Said Jenny, “We treat it with manual hands-on work, progressive strength work and taping.”
She added, “These injuries are common in runners because running is a dynamic sport that loads the body over hundreds of steps. At some point we will all have some type of injury but it is about how we manage it and how fast we deal with it, that will help you to stay in the game.”
How to return to running after sustaining an injury
And to help runners to get back to their best after sustaining an injury, Jenny said, “We figure out what is the musculoskeletal injury by way of manual test to rule out complete tears like ACL (anterior cruciate ligament) or meniscus or ankle ligaments. Foremost we reduce inflammation and compression forces and gradually add load that a runner can handle while injured parts are healing.”
She continued, “I am a believer of continued movement and therefore cross training becomes a large part of recovery. Physios also use skills such as lymphatic drainage massage, deep tissue/myofascial release and joint mobilisations to help return of function. Our knowledge in exercise prescription and how to progress each stage through use of proper movement is our forte. We treat each client as a person, as an individual; there is no one size fits all and we don’t just treat the symptoms.”
She also stressed that once injured, there is no shortcut to recovery. Says Jenny, “Know that there is no shortcut. But the faster you get issues dealt with, the faster you will bounce back. Most of the time you can see a physio within 24 hours of injury and our job is to get you back moving pain-free as soon as possible.”

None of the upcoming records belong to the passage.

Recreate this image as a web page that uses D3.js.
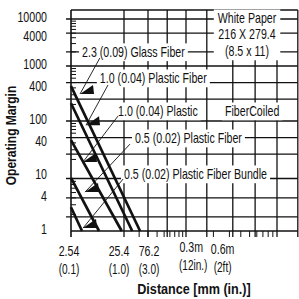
<!DOCTYPE html>
<html>
<head>
<meta charset="utf-8">
<script src="https://cdn.jsdelivr.net/npm/d3@7"></script>
<style>
  body { margin: 0; background: #fff; }
  svg { display: block; font-family: "Liberation Sans", Arial, sans-serif; }
</style>
</head>
<body>
<div class="chart"></div>
<script>
// axis ticks
const yTickValues = [10000, 4000, 1000, 400, 100, 40, 10, 4, 1];
const xTickValues = [2.54, 25.4, 76.2, 304.8, 609.6];
const xTickMm = ["2.54", "25.4", "76.2", "0.3m", "0.6m"];
const xTickIn = ["(0.1)", "(1.0)", "(3.0)", "(12in.)", "(2ft)"];

// grid lines (the printed grid is not even)
const gridX = [25.4, 76.2, 140, 254, 430, 830, 1460, 2540, 4300];
const gridY = [10000, 5000, 2000, 1000, 500, 250, 100, 50, 25, 9, 4, 1.8];

// one straight (log-log) line per fiber: margin at 2.54 mm, distance where margin = 1
const fiberNames = ["2.3 (0.09) Glass Fiber", "1.0 (0.04) Plastic Fiber", "1.0 (0.04) Plastic",
                    "0.5 (0.02) Plastic Fiber", "0.5 (0.02) Plastic Fiber Bundle"];
const marginNear = [430, 210, 45, 9.2, 2.7];
const distanceAtOne = [53, 37, 23, 8.6, 4.1];

const xMin = 2.54, xMax = 4300, yMin = 1, yMax = 15500;

function init(){
    const w = 299, h = 299;
    const fs = 14;

    // piecewise log scales, the scanned axes are stretched unevenly
    const x = d3.scaleLog()
        .domain([2.54, 25.4, 76.2, 254, 2540])
        .range([71, 124, 148, 186, 277]);
    const y = d3.scaleLog()
        .domain([1, 10, 100, 1000, 10000])
        .range([231, 176, 121, 66, 19]);

    const svg = d3.select(".chart").append("svg").attr("width", w).attr("height", h);

    // squeeze text sideways round its x to look like a condensed face
    function narrow(sel, k = 0.76){
        sel.each(function(){
            const t = d3.select(this), px = +t.attr("x");
            t.attr("transform", `translate(${px},0) scale(${k},1) translate(${-px},0)`);
        });
        return sel;
    }

    const x0 = x(xMin), x1 = x(xMax), y0 = y(yMin), y1 = y(yMax);

    // grid
    svg.append("g").selectAll("line").data(gridY).join("line")
        .attr("x1", x0 - 5).attr("x2", x1)
        .attr("y1", d => y(d)).attr("y2", d => y(d))
        .attr("stroke", "#111").attr("stroke-width", 1.3);
    svg.append("g").selectAll("line").data(gridX).join("line")
        .attr("x1", d => x(d)).attr("x2", d => x(d))
        .attr("y1", y1).attr("y2", y0 + 6)
        .attr("stroke", "#111").attr("stroke-width", 1.3);

    // minor ticks
    const mult = [2, 3, 4, 5, 6, 7, 8, 9];
    const xMinor = [25.4, 254, 2540].flatMap(d => mult.map(m => d * m)).filter(d => d < xMax);
    svg.append("g").selectAll("line").data(xMinor).join("line")
        .attr("x1", d => x(d)).attr("x2", d => x(d))
        .attr("y1", y0).attr("y2", y0 + 6)
        .attr("stroke", "#111").attr("stroke-width", 1);
    const yMinor = [1, 10, 100, 1000].flatMap(d => mult.map(m => d * m));
    svg.append("g").selectAll("line").data(yMinor).join("line")
        .attr("x1", x0).attr("x2", x0 + 5)
        .attr("y1", d => y(d)).attr("y2", d => y(d))
        .attr("stroke", "#111").attr("stroke-width", 1);

    // frame: top, bottom, left
    svg.append("line").attr("x1", x0).attr("x2", x1).attr("y1", y1).attr("y2", y1)
        .attr("stroke", "#111").attr("stroke-width", 1.4);
    svg.append("line").attr("x1", x0).attr("x2", x1).attr("y1", y0).attr("y2", y0)
        .attr("stroke", "#111").attr("stroke-width", 1.6);
    svg.append("line").attr("x1", x0).attr("x2", x0).attr("y1", y1).attr("y2", y0 + 6)
        .attr("stroke", "#111").attr("stroke-width", 1.6);

    // tick labels
    svg.append("g").selectAll("text").data(yTickValues).join("text")
        .attr("x", x0 - 24).attr("y", d => y(d) - 2)
        .attr("dy", "0.35em").attr("text-anchor", "end")
        .attr("font-size", fs).attr("fill", "#111")
        .text(d => d)
        .call(narrow);

    // the printed labels sit a little off their ticks
    const nudge = [[-2, 0], [-5, 0], [1, 0], [-2, -4], [2, -2]];
    svg.append("g").selectAll("text").data(xTickValues).join("text")
        .attr("x", (d, i) => x(d) + nudge[i][0]).attr("y", (d, i) => 251 + nudge[i][1])
        .attr("dy", "0.35em").attr("text-anchor", "middle")
        .attr("font-size", fs).attr("fill", "#111")
        .text((d, i) => xTickMm[i])
        .call(narrow);
    svg.append("g").selectAll("text").data(xTickValues).join("text")
        .attr("x", (d, i) => x(d) + nudge[i][0] + (i === 3 ? 2 : 0)).attr("y", (d, i) => 269 + nudge[i][1])
        .attr("dy", "0.35em").attr("text-anchor", "middle")
        .attr("font-size", fs).attr("fill", "#111")
        .text((d, i) => xTickIn[i])
        .call(narrow, 0.72);

    // axis titles
    svg.append("text")
        .attr("transform", `translate(11, ${(y1 + y0) / 2 + 15}) rotate(-90) scale(0.83,1)`)
        .attr("dy", "0.35em").attr("text-anchor", "middle")
        .attr("font-size", 14.5).attr("font-weight", "bold").attr("fill", "#111")
        .text("Operating Margin");
    svg.append("text")
        .attr("x", 194).attr("y", 289).attr("dy", "0.35em")
        .attr("text-anchor", "middle")
        .attr("font-size", 14.5).attr("font-weight", "bold").attr("fill", "#111")
        .text("Distance [mm (in.)]")
        .call(narrow, 0.87);

    // callouts: label anchor, arrow start and arrow tip, in data units
    const callouts = [
        { text: fiberNames[0], at: [4.1, 2000], from: [8.9, 1480], to: [3.76, 310] },
        { text: fiberNames[1], at: [8.9, 605], from: [12.7, 452], to: [4.88, 84] },
        { text: fiberNames[2], at: [19.6, 152], from: [19.6, 123], to: [4.28, 18] },
        { text: fiberNames[3], at: [42, 49], from: [33.4, 38], to: [4.67, 5.1] },
        { text: fiberNames[4], at: [25.4, 10.9], from: [24.4, 8.8], to: [4.28, 1.13] },
        { text: "FiberCoiled", at: [681, 152] }
    ];

    function boxed(g, pad){
        const b = g.node().getBoundingClientRect();
        g.insert("rect", ":first-child")
            .attr("x", b.left - pad).attr("y", b.top - 1)
            .attr("width", b.width + pad * 2).attr("height", b.height + 2)
            .attr("fill", "#fff");
    }

    callouts.forEach(c => {
        const g = svg.append("g");
        g.append("text")
            .attr("x", x(c.at[0])).attr("y", y(c.at[1]))
            .attr("dy", "0.35em").attr("font-size", fs).attr("fill", "#111")
            .text(c.text)
            .call(narrow);
        boxed(g, 3);
    });

    // white paper note
    const note = svg.append("g");
    note.selectAll("text").data(["White Paper", "216 X 279.4", "(8.5 x 11)"]).join("text")
        .attr("x", x(1190)).attr("y", (d, i) => y(10500) + i * 16.5)
        .attr("dy", "0.35em").attr("text-anchor", "middle")
        .attr("font-size", fs).attr("fill", "#111")
        .text(d => d)
        .call(narrow);
    boxed(note, 4);

    // fiber curves
    const line = d3.line().x(d => x(d[0])).y(d => y(d[1]));
    svg.append("g").selectAll("path")
        .data(fiberNames.map((n, i) => [[xMin, marginNear[i]], [distanceAtOne[i], yMin]]))
        .join("path")
        .attr("d", line)
        .attr("fill", "none").attr("stroke", "#111").attr("stroke-width", 2.7);

    // arrows
    const arrows = callouts.filter(c => c.to);
    svg.append("g").selectAll("line").data(arrows).join("line")
        .attr("x1", d => x(d.from[0])).attr("y1", d => y(d.from[1]))
        .attr("x2", d => x(d.to[0])).attr("y2", d => y(d.to[1]))
        .attr("stroke", "#111").attr("stroke-width", 0.9);
    svg.append("g").selectAll("path").data(arrows).join("path")
        .attr("d", d => {
            const tx = x(d.to[0]), ty = y(d.to[1]);
            return `M${tx},${ty}L${tx + 13},${ty - 9}L${tx + 14},${ty}Z`;
        })
        .attr("fill", "#111");
}
window.onload = init;
</script>
</body>
</html>
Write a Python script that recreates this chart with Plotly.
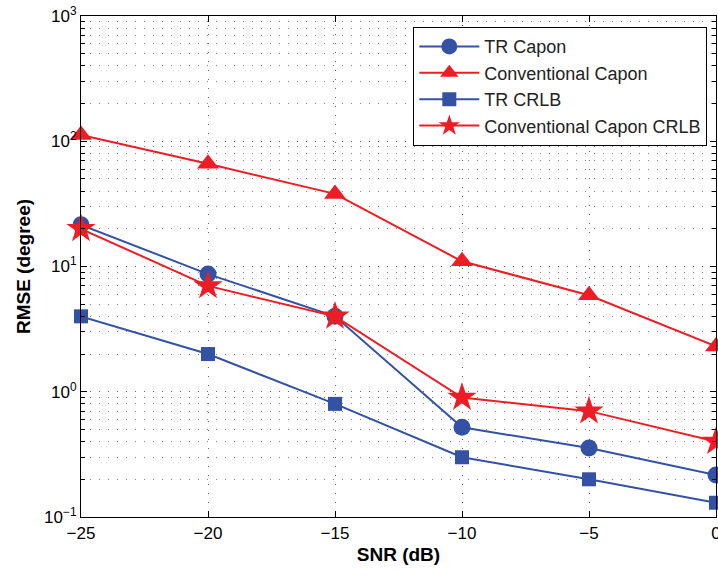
import plotly.graph_objects as go

snr = [-25, -20, -15, -10, -5, 0]
tr_capon = [21.5, 8.7, 4.0, 0.52, 0.355, 0.216]
conv_capon = [112, 66, 38, 11, 5.9, 2.3]
tr_crlb = [4.0, 2.0, 0.8, 0.3, 0.2, 0.13]
conv_crlb = [20, 7.0, 4.0, 0.9, 0.7, 0.4]

x_ticks = [-25, -20, -15, -10, -5, 0]
x_ticktext = ["\u221225", "\u221220", "\u221215", "\u221210", "\u22125", "0"]
y_ticks = [0.1, 1, 10, 100, 1000]
y_ticktext = ["10<sup>\u22121</sup>", "10<sup>0</sup>", "10<sup>1</sup>", "10<sup>2</sup>", "10<sup>3</sup>"]

blue = "#3452A4"
red = "#EE1C25"
FONT = "Liberation Sans, Arial, Helvetica"

fig = go.Figure()
series = [
    ("TR Capon", tr_capon, blue, "circle", 17),
    ("Conventional Capon", conv_capon, red, "triangle-up", 19),
    ("TR CRLB", tr_crlb, blue, "square", 14),
    ("Conventional Capon CRLB", conv_crlb, red, "star", 22),
]
for name, vals, col, sym, sz in series:
    fig.add_trace(go.Scatter(
        x=snr, y=vals, name=name, mode="lines+markers",
        line=dict(color=col, width=2),
        marker=dict(symbol=sym, size=sz, color=col, line=dict(width=0)),
        cliponaxis=False,
    ))

grid = dict(showgrid=True, gridcolor="#666666", griddash="1px,8px", gridwidth=1)
axis_common = dict(
    showline=True, linecolor="black", linewidth=1.2, mirror="ticks",
    ticks="inside", ticklen=6, tickcolor="black",
    zeroline=False, ticklabeloverflow="allow", automargin=False,
    tickfont=dict(family=FONT, size=17, color="black"),
    **grid,
)

fig.update_xaxes(
    range=[-25, 0], tickmode="array", tickvals=x_ticks, ticktext=x_ticktext,
    title=dict(text="<b>SNR (dB)</b>", font=dict(family=FONT, size=19, color="black"), standoff=6),
    **axis_common,
)
fig.update_yaxes(
    type="log", range=[-1, 3], tickmode="array", tickvals=y_ticks, ticktext=y_ticktext,
    title=dict(text="<b>RMSE (degree)</b>", font=dict(family=FONT, size=19, color="black"), standoff=8),
    minor=dict(ticks="inside", ticklen=4, tickcolor="black", dtick="D1",
               showgrid=True, gridcolor="#888888", griddash="1px,8px", gridwidth=1),
    **axis_common,
)

fig.update_layout(
    width=718, height=577,
    margin=dict(l=81, r=2, t=16, b=60),
    paper_bgcolor="white", plot_bgcolor="white",
    font=dict(family=FONT, size=17, color="black"),
    legend=dict(
        x=0.986, y=0.978, xanchor="right", yanchor="top",
        bgcolor="white", bordercolor="black", borderwidth=1.2,
        font=dict(family=FONT, size=18, color="#222222"),
        tracegroupgap=0, itemwidth=60,
    ),
    showlegend=True,
)

fig.write_html("out.html")
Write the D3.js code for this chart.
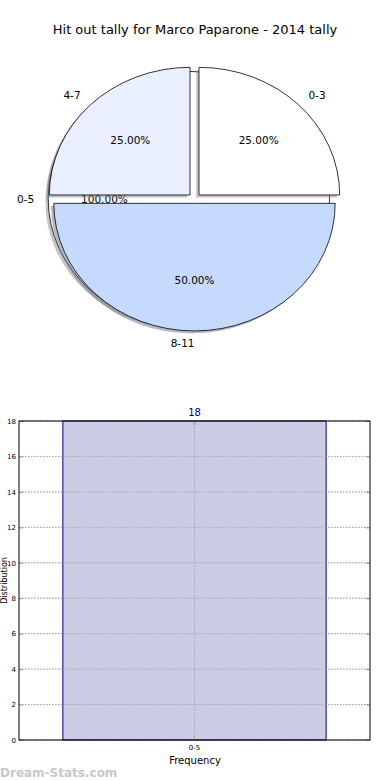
<!DOCTYPE html>
<html>
<head>
<meta charset="utf-8">
<script src="https://cdn.jsdelivr.net/npm/d3@7"></script>
<style>
	body { margin: 0; background: #fff; }
	svg { display: block; font-family: "DejaVu Sans", sans-serif; }
</style>
</head>
<body>
<div id="chart"></div>
<script>
// pie data
const totalLabels = ['0-5'];
const totalValues = [18];
const totalExplode = [0.04];
const pieLabels = ['0-3', '4-7', '8-11'];
const pieValues = [1, 1, 2];
const pieExplode = [0.045, 0.045, 0.034];

// bar data
const barCategories = ['0-5'];
const barValues = [18];
const yTickValues = [0, 2, 4, 6, 8, 10, 12, 14, 16, 18];

const W = 390, H = 780;
const svg = d3.select('#chart').append('svg')
	.attr('width', W)
	.attr('height', H);

svg.append('text')
	.attr('x', 195)
	.attr('y', 34)
	.attr('text-anchor', 'middle')
	.attr('font-size', 13)
	.text('Hit out tally for Marco Paparone - 2014 tally');

// ---- pie ----
const cx = 194.5, cy = 199, rx = 140.7, ry = 127.6;
const pieColor = d3.scaleOrdinal().domain(pieLabels).range(['#ffffff', '#eaf0ff', '#c6d9ff']);

// matplotlib style: start at 3 o'clock, counterclockwise
const pie = d3.pie().sort(null).startAngle(Math.PI / 2).endAngle(Math.PI / 2 - 2 * Math.PI);
const arc = d3.arc().innerRadius(0).outerRadius(1);

function drawPie(labels, values, explode, colorOf) {
	const arcs = pie(values);
	const total = d3.sum(values);
	const g = svg.append('g');
	arcs.forEach((a, i) => {
		const m = (a.startAngle + a.endAngle) / 2;
		const ox = cx + explode[i] * Math.sin(m) * rx;
		const oy = cy - explode[i] * Math.cos(m) * ry;
		// shadow
		g.append('path')
			.attr('d', arc(a))
			.attr('transform', 'translate(' + (ox - 0.02 * rx) + ',' + (oy + 0.02 * ry) + ') scale(' + rx + ',' + ry + ')')
			.attr('fill', d3.rgb(colorOf(i)).darker(1.7))
			.attr('fill-opacity', 0.5);
		a.ox = ox; a.oy = oy; a.mid = m;
	});
	arcs.forEach((a, i) => {
		g.append('path')
			.attr('d', arc(a))
			.attr('transform', 'translate(' + a.ox + ',' + a.oy + ') scale(' + rx + ',' + ry + ')')
			.attr('fill', colorOf(i))
			.attr('stroke', '#000')
			.attr('stroke-width', 0.8)
			.attr('vector-effect', 'non-scaling-stroke');
	});
	arcs.forEach((a, i) => {
		const sx = Math.sin(a.mid), sy = -Math.cos(a.mid);
		const lx = a.ox + 1.1 * sx * rx, ly = a.oy + 1.1 * sy * ry;
		g.append('text')
			.attr('x', lx)
			.attr('y', ly)
			.attr('dy', '0.35em')
			.attr('font-size', 10.5)
			.attr('text-anchor', sx > 1e-6 ? 'start' : 'end')
			.text(labels[i]);
		g.append('text')
			.attr('x', a.ox + 0.6 * sx * rx)
			.attr('y', a.oy + 0.6 * sy * ry)
			.attr('dy', '0.35em')
			.attr('font-size', 10.5)
			.attr('text-anchor', 'middle')
			.text(d3.format('.2f')(a.value / total * 100) + '%');
	});
}

drawPie(totalLabels, totalValues, totalExplode, () => '#ffffff');
drawPie(pieLabels, pieValues, pieExplode, (i) => pieColor(pieLabels[i]));

// ---- bar ----
const m = { left: 19, right: 20, top: 421, bottom: 40 };
const x = d3.scaleBand().domain(barCategories).range([m.left, W - m.right]).paddingInner(0.25).paddingOuter(0.125);
const y = d3.scaleLinear().domain([0, 18]).range([H - m.bottom, m.top]);

const grid = svg.append('g').attr('stroke', '#bbb').attr('stroke-dasharray', '1.5,1.5');
yTickValues.forEach((t) => {
	grid.append('line')
		.attr('x1', m.left).attr('x2', W - m.right)
		.attr('y1', y(t)).attr('y2', y(t));
});

svg.append('g').selectAll('rect')
	.data(barValues)
	.enter().append('rect')
	.attr('x', (d, i) => x(barCategories[i]))
	.attr('width', x.bandwidth())
	.attr('y', (d) => y(d))
	.attr('height', (d) => y(0) - y(d))
	.attr('fill', '#ccccE5')
	.attr('stroke', '#000080')
	.attr('stroke-width', 1);

// grid on top of bar (matplotlib draws grid above)
const grid2 = svg.append('g').attr('stroke', '#999').attr('stroke-dasharray', '1.5,1.5').attr('stroke-opacity', 0.7);
yTickValues.forEach((t) => {
	grid2.append('line')
		.attr('x1', m.left).attr('x2', W - m.right)
		.attr('y1', y(t)).attr('y2', y(t));
});
barCategories.forEach((c) => {
	const cxx = x(c) + x.bandwidth() / 2;
	grid2.append('line')
		.attr('x1', cxx).attr('x2', cxx)
		.attr('y1', m.top).attr('y2', H - m.bottom);
});

svg.append('g').selectAll('text')
	.data(barValues)
	.enter().append('text')
	.attr('x', (d, i) => x(barCategories[i]) + x.bandwidth() / 2)
	.attr('y', (d) => y(d) - 5)
	.attr('text-anchor', 'middle')
	.attr('font-size', 10)
	.attr('fill', '#000080')
	.text((d) => d);

// axes
const yAxis = svg.append('g')
	.attr('transform', 'translate(' + m.left + ',0)')
	.call(d3.axisLeft(y).tickValues(yTickValues).tickSize(0).tickPadding(3));
yAxis.select('.domain').remove();
yAxis.selectAll('text').attr('font-size', 7).attr('font-family', '"DejaVu Sans", sans-serif');

const yAxisR = svg.append('g')
	.attr('transform', 'translate(' + (W - m.right) + ',0)')
	.call(d3.axisRight(y).tickValues(yTickValues).tickSize(-4).tickFormat(''));
yAxisR.select('.domain').remove();
yAxisR.selectAll('line').attr('stroke', '#999');

const yAxisL = svg.append('g')
	.attr('transform', 'translate(' + m.left + ',0)')
	.call(d3.axisLeft(y).tickValues(yTickValues).tickSize(-4).tickFormat(''));
yAxisL.select('.domain').remove();
yAxisL.selectAll('line').attr('stroke', '#999');

const xAxis = svg.append('g')
	.attr('transform', 'translate(0,' + (H - m.bottom) + ')')
	.call(d3.axisBottom(x).tickSize(-4).tickPadding(5));
xAxis.select('.domain').remove();
xAxis.selectAll('line').attr('stroke', '#999');
xAxis.selectAll('text').attr('font-size', 7).attr('font-family', '"DejaVu Sans", sans-serif');

const xAxisT = svg.append('g')
	.attr('transform', 'translate(0,' + m.top + ')')
	.call(d3.axisTop(x).tickSize(-4).tickFormat(''));
xAxisT.select('.domain').remove();
xAxisT.selectAll('line').attr('stroke', '#999').attr('stroke-width', 1.5);

svg.append('rect')
	.attr('x', m.left).attr('y', m.top)
	.attr('width', W - m.left - m.right).attr('height', H - m.top - m.bottom)
	.attr('fill', 'none')
	.attr('stroke', '#000')
	.attr('stroke-width', 1);

svg.append('text')
	.attr('x', 195)
	.attr('y', 764)
	.attr('text-anchor', 'middle')
	.attr('font-size', 10)
	.text('Frequency');

// y label sits at the left edge, as in the reference
svg.append('text')
	.attr('transform', 'translate(7,' + ((m.top + H - m.bottom) / 2) + ') rotate(-90)')
	.attr('text-anchor', 'middle')
	.attr('font-size', 8)
	.text('Distribution');

svg.append('text')
	.attr('x', 0)
	.attr('y', 777)
	.attr('font-size', 12)
	.attr('font-weight', 'bold')
	.attr('fill', '#c8c8c8')
	.text('Dream-Stats.com');
</script>
</body>
</html>
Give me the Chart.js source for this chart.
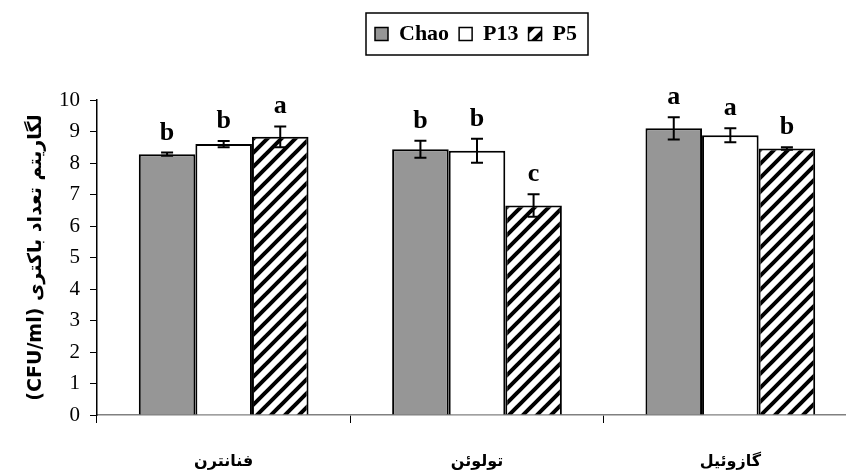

Keeping running injuries at bay
She also shares some pointers to help runners to keep injuries at bay. Says Jenny “Proper training with proper recovery days will help to prevent injuries. Runners need to run at least three to four times a week and increase mileage by about 10 per cent weekly. Listen to the body; that is where having a high threshold for pain is not a good disposition to have. Address issues when you feel it, to reduce accumulation of inflammation that will result in a longer time out from running.”
How should runners know whether pain during running is okay and when it is better to stop and rest? Said Jenny, “I always tell my clients to warm up; that is the most implant part to the start of a run. During the first 10 – 15 minutes, stiffness and niggles will be felt; that is normal. But after that runners should feel no pain or niggles that stay at the same place. If there is any pain that happens during a run or after, and is consistent over a week without showing any signs of dissipating, rest and recover for two to three days. But cross train with cycling or swimming to keep the body moving, as long as it does not cause pain.”
In terms of her own running, Jenny feels that her physio knowledge has helped her to run without injury. She says, “I know exactly what body part could be flared up on some runs and I manage it through use of my own skills in taping and exercises, as well as how to train on terrain.”